Richard Denison, Ph.D., is a Lead Senior Scientist.
[My colleague Ryan O’Connell assisted in the research described in this post.]
[Use this link to see all of our posts on Dourson.]
In a recent post I noted our initial findings from a review of published papers of Michael Dourson, the Trump Administration’s nominee to head the office at the Environmental Protection Agency (EPA) charged with implementing the Toxic Substances Control Act (TSCA). That review has shown that Dourson has been paid by dozens of companies and trade associations for work on dozens of their chemicals – including many of the same chemicals he will be charged with reviewing and regulating should he be confirmed.
Our review is uncovering additional curious features of Dourson’s published papers.
We have looked at all papers listed on PubMed on which he was an author published since 1995 – the year Dourson left EPA and started his consulting firm, Toxicology Excellence in Risk Assessment (TERA).
There are 66 such papers. The chart here shows the number of papers he published in various journals. What is remarkable is that well over half of them – 37 – were published in a single journal: Regulatory Toxicology and Pharmacology. The journal with the next largest number ran only five of his papers.
Regulatory Toxicology and Pharmacology, it turns out, has a longstanding reputation of being the go-to journal for both tobacco and chemical industry-friendly paper publishing. The journal has been the subject of numerous exposés over the past 15 years regarding its close ties to the chemical and tobacco industries. Here are some of them:
- “Science for Sale: Brokers of junk science?” Center for Public Integrity, February 19, 2016. [This article also discusses the close ties to industry of a second journal, Critical Reviews in Toxicology. Two more of Dourson’s papers were published in this journal.]
- “Contesting the Science of Smoking,” David Heath, The Atlantic, May 4, 2016.
- David Michaels (2008) Doubt is Their Product: How the Industry’s Assault on Science Threatens Your Health, Oxford University Press, pp. 53-54.
- “Inside the Academic Journal that Corporations Love,” Paul D. Thacker, Pacific Standard Magazine, March 28, 2017.
- “Correspondence about Publication Ethics and Regulatory Toxicology and Pharmacology,” International Journal of Occupational and Environmental Health, 9:4, 386-391, 2003.
- “Scientific Journal Compromised by Industry Ties: Tobacco, Chemical, & Drug Companies’ Funding Goes Undisclosed, Say Critics,” Center for Science in the Public Interest, November 19, 2002.
- Associated letter from 45 academic scientists regarding the journal’s conflicts of interest and failure to require their disclosure. [In 2003, the journal finally instituted a disclosure policy for papers it publishes – which is part of how we were able to identify the industry funding sources for so many of Dourson’s papers.]
Regulatory Toxicology and Pharmacology is sponsored by The International Society of Regulatory Toxicology & Pharmacology (ISRTP), which sounds like a professional society.
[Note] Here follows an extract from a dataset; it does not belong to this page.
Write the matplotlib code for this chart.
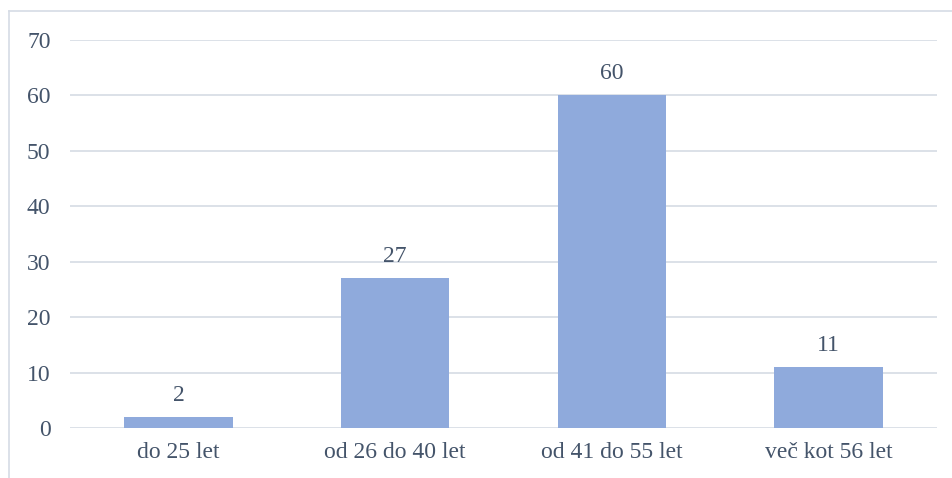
import matplotlib
matplotlib.use('Agg')
import matplotlib.pyplot as plt
from matplotlib.lines import Line2D

categories = ['do 25 let', 'od 26 do 40 let', 'od 41 do 55 let', 'več kot 56 let']
values = [2, 27, 60, 11]
y_ticks = [0, 10, 20, 30, 40, 50, 60, 70]

text_color = '#44546A'
bar_color = '#8FAADC'
grid_color = '#D9DEE6'

plt.rcParams['font.family'] = ['Liberation Serif', 'DejaVu Serif']

fig = plt.figure(figsize=(9.52, 4.78), dpi=100)
ax = fig.add_axes([70 / 952, 1 - 428 / 478, 867 / 952, 388 / 478])

x = range(len(categories))
bars = ax.bar(x, values, width=0.5, color=bar_color, zorder=3)

for bar, v in zip(bars, values):
    ax.annotate(str(v), (bar.get_x() + bar.get_width() / 2, bar.get_height()),
                xytext=(0, 8), textcoords='offset points',
                ha='center', va='bottom', fontsize=17, color=text_color)

ax.set_xlim(-0.5, len(categories) - 0.5)
ax.set_ylim(0, 70)
ax.set_yticks(y_ticks)
ax.set_xticks(list(x))
ax.set_xticklabels(categories)
ax.tick_params(axis='both', length=0, labelsize=17, labelcolor=text_color)
ax.tick_params(axis='y', pad=14)
ax.tick_params(axis='x', pad=10)
ax.yaxis.grid(True, color=grid_color, linewidth=1.3, zorder=0)
for s in ax.spines.values():
    s.set_visible(False)

# chart area border (left and top visible)
fig.add_artist(Line2D([9 / 952, 9 / 952], [0, 1 - 11 / 478], color='#D6DCE5', linewidth=1.2))
fig.add_artist(Line2D([9 / 952, 1], [1 - 11 / 478, 1 - 11 / 478], color='#D6DCE5', linewidth=1.2))

fig.savefig('out.png', dpi=100)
It hands out annual achievement awards (Dourson got one in 2009).
My effort to see who funds ISRTP took some interesting twists. On its website, ISRTP only has this to say about its sponsors: “Sponsors to be announced soon.” This struck me as odd for a society that dates back to at least 2003.
Luckily, however, the Internet is archived, and this same page is available for earlier points in time using the glorious Internet Archive Wayback Machine.
Here’s what that page looked like up until September 2006:
An impressive list, to say the least – so why is it now hidden from public view?
For more on ISRTP and its journal, including their role in a 2008 Congressional investigation involving bisphenol A, see this link.
To bring this back to Michael Dourson, I think my title says it all: Dourson’s go-to journal for publishing his industry-funded papers is, well, also industry-funded.